■ To be done: Stop at the line containing "plt.rcParams['font.family'] = ['Liberation": repeat exactly every line of the entries below from the first up to it, plus that line, with pictures omitted.
═══ Exercise data ═══
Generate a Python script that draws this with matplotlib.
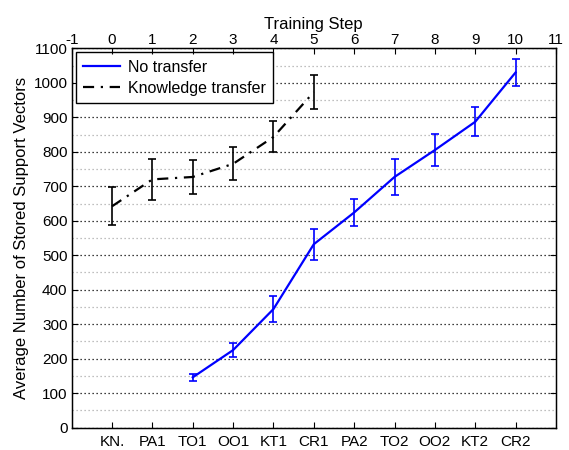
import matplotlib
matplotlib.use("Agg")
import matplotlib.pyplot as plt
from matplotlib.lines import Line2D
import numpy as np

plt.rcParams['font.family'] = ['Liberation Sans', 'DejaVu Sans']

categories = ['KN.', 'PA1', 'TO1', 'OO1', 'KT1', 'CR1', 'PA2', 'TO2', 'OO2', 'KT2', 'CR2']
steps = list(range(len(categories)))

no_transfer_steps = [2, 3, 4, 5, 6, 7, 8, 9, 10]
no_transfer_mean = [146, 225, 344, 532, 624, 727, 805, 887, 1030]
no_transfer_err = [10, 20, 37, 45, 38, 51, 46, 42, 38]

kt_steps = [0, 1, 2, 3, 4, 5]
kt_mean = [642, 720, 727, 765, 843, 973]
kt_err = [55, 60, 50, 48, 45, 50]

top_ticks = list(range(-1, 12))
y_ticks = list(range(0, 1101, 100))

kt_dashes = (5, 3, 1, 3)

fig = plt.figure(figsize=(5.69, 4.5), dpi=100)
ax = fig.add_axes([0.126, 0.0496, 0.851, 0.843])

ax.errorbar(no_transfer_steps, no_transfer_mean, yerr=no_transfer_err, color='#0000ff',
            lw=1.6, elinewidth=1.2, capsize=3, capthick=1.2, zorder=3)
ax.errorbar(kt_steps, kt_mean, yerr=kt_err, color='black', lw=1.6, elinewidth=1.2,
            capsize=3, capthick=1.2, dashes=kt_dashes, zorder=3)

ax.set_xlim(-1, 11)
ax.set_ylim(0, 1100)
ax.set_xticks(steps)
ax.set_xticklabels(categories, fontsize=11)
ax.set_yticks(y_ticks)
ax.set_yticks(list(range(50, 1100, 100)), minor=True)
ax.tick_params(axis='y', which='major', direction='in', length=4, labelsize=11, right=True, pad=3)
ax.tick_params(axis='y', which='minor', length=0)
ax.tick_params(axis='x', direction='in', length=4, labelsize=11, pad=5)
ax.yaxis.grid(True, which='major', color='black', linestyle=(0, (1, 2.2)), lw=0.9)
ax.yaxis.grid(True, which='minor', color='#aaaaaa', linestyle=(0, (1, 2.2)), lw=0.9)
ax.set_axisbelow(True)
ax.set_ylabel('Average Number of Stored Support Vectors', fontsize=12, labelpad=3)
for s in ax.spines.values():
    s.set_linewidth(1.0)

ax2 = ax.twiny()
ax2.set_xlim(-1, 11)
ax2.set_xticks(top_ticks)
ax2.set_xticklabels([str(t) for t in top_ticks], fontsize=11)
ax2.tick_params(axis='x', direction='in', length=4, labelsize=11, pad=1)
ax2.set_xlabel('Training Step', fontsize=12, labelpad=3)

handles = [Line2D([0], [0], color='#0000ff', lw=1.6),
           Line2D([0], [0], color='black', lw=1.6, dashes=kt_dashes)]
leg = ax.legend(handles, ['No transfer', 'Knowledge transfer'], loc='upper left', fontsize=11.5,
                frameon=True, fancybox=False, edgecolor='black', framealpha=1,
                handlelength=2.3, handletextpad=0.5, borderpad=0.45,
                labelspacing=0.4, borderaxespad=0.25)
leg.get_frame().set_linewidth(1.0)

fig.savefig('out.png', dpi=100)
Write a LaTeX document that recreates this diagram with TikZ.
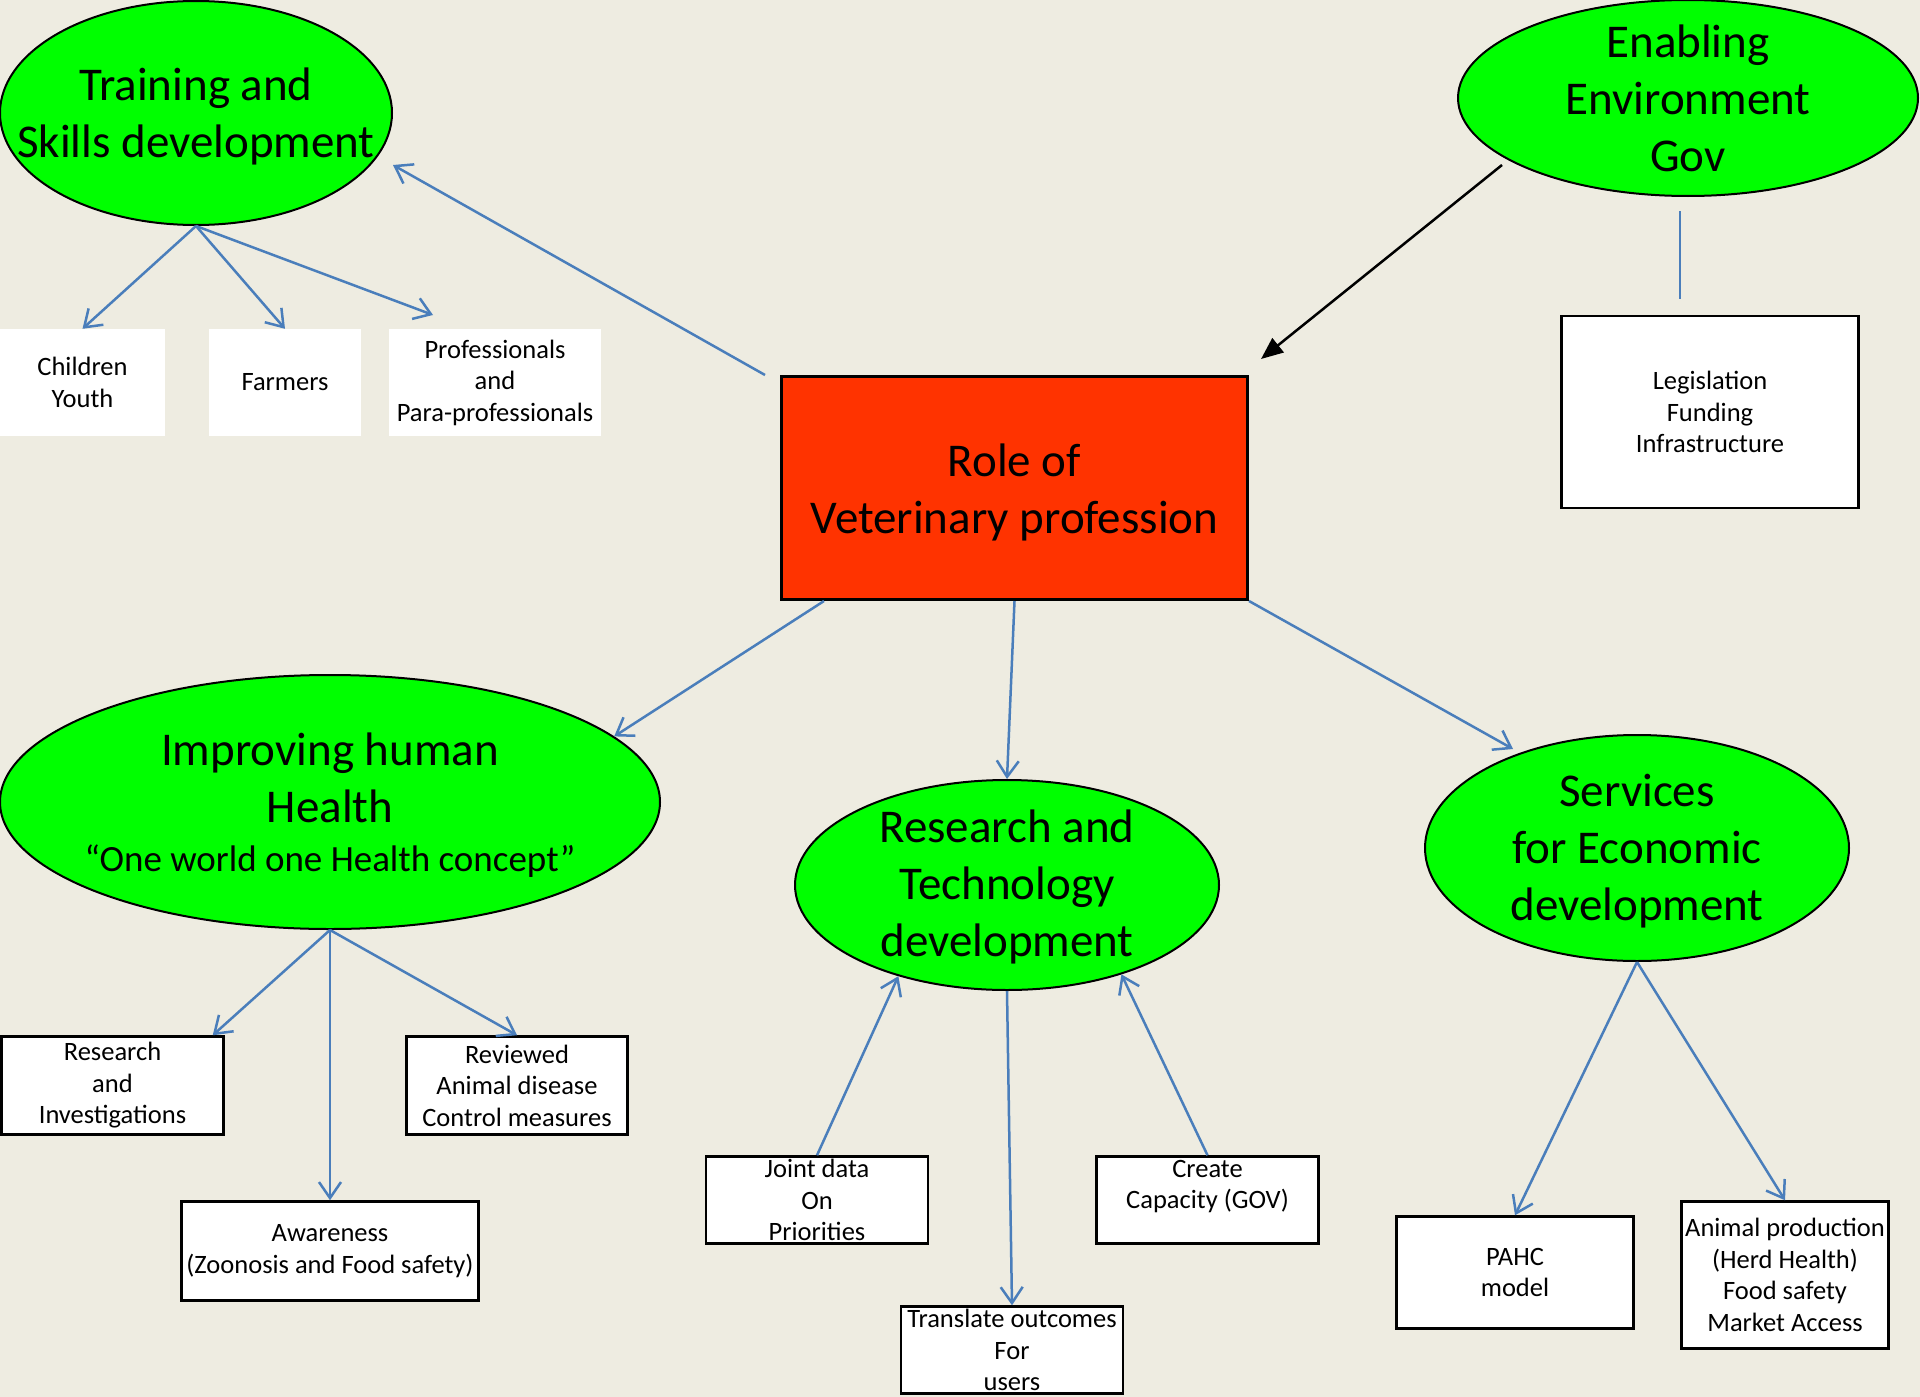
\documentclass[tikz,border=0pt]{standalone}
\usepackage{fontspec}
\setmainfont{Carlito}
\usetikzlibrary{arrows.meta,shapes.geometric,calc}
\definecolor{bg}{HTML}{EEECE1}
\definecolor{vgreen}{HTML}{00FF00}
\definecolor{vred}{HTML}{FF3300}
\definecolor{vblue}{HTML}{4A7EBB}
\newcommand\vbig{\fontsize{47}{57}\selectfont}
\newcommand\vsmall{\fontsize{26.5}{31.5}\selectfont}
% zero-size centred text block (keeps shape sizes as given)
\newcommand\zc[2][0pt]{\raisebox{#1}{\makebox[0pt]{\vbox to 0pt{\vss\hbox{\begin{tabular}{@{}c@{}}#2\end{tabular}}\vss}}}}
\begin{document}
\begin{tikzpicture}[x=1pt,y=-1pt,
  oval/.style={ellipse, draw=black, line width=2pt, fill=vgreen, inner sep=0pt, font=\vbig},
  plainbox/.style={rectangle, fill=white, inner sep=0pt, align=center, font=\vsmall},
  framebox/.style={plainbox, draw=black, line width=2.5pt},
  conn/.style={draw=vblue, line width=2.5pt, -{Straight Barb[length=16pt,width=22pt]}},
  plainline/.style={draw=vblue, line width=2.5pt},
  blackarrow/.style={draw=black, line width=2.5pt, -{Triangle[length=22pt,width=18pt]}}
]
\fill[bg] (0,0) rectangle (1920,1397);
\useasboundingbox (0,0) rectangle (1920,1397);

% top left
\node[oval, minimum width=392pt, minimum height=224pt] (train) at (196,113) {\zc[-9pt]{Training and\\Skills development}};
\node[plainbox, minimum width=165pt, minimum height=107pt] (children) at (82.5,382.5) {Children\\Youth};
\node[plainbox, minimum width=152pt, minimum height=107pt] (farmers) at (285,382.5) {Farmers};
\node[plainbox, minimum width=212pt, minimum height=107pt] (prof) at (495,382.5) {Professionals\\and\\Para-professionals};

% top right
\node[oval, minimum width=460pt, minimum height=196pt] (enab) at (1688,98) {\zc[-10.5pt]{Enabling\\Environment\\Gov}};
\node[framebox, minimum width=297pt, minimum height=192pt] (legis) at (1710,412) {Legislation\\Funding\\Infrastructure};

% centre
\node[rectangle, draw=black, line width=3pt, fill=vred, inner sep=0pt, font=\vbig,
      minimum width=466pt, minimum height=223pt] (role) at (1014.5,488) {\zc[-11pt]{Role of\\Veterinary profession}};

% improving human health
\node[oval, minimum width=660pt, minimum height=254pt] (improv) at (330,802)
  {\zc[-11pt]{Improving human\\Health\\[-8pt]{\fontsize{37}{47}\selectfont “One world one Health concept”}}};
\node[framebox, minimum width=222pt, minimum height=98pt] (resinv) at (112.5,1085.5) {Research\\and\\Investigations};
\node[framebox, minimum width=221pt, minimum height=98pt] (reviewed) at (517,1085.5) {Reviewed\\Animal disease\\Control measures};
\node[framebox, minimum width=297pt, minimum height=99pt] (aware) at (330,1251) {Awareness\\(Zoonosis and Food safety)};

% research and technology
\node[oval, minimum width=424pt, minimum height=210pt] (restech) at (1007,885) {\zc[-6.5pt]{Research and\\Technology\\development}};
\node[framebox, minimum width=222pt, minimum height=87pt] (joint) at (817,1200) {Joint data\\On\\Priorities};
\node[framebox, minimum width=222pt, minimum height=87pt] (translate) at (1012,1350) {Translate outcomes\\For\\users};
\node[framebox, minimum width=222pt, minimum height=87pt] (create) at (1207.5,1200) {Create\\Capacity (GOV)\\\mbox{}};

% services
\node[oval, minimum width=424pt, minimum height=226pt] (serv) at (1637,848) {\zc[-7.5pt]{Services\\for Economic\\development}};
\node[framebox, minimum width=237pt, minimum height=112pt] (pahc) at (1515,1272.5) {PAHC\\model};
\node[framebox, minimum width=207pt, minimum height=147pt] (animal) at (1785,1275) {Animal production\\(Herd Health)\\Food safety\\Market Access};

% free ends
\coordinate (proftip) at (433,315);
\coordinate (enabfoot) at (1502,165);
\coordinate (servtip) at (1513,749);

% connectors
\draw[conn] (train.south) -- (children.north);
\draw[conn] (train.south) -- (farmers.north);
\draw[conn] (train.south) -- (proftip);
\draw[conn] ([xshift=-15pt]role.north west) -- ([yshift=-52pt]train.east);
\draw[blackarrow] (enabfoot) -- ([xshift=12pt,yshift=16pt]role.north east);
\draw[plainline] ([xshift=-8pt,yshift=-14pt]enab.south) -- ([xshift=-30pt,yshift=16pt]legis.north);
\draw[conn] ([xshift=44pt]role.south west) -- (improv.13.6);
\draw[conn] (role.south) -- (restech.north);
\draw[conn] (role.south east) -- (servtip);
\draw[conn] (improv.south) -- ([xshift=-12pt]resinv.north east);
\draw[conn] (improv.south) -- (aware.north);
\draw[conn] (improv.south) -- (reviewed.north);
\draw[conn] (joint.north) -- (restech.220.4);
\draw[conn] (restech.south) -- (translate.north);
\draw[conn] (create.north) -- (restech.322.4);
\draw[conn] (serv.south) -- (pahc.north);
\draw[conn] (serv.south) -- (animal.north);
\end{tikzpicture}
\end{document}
═══
■ Task output:
Generate a Python script that draws this with matplotlib.
import matplotlib
matplotlib.use("Agg")
import matplotlib.pyplot as plt
from matplotlib.lines import Line2D
import numpy as np

plt.rcParams['font.family'] = ['Liberation Sans', 'DejaVu Sans']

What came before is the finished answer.